After gaining access to a victim network and achieving administrator privileges on a router, the threat actors disable logging, make configuration changes, and modify the firmware for evasion and persistence. The actors first install old, legitimate firmware and then ‘hot patch’ it – modify it in memory – to bypass firmware signature checks that run on boot. They then install a modified version of the firmware that contains a built-in SSH backdoor.

Post-compromise, the device is used to proxy traffic and pivot to other victims on the same network. Crucially, the compromise of such edge devices allows malicious traffic to easily blend in with legitimate corporate network traffic.
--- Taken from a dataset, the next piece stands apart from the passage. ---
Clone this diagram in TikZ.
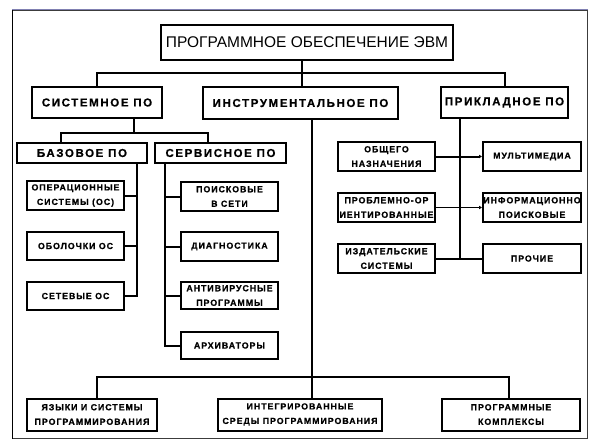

Top network device CVEs exploited by PRC state-sponsored cyber actors
Top network device CVEs exploited by PRC state-sponsored cyber actors (Source: CISA)

BlackTech has been active since 2010 and involved in breaches of both government organizations and media, electronics, and telecommunications companies. CISA says the group has also attacked entities supporting the U.S. and Japan militaries. A comprehensive list of mitigations can be found in the advisory here.

The Ugly | State Department Rues Reliance on Single Vendor After Leak of 60000 Emails

A breach of U.S. government agencies through Microsoft Office 365 initially reported last July leaked some 60000 emails from 10 State Department accounts, according to new information revealed this week. The Chinese state-linked attack compromised at least 25 organizations, but it appears State Department individuals working on Indo-Pacific diplomacy were specifically targeted.

New information about the attack was provided to Reuters from an unnamed Senate staffer who attended a briefing by State Department IT officials in the wake of the breach. Ten State Department accounts were compromised, nine of which belonged to victims working on East Asia and the Pacific and one to an individual working on Europe.

The breach and new revelations have thrown light on the inherent risks involved with relying on a single vendor to provide all IT services. Microsoft in particular has a history of software products with thousands of known vulnerabilities over the years, a situation complicated by the OS and office software vendor also acting as a security solutions provider.

In the wake of the attack, the State Department has begun moving to hybrid environments and diversifying its software stack to include multiple vendors in order to avoid a ‘single point of failure’ scenario in the future. Following the government’s own best practices, it has also improved uptake of MFA, according to Reuters.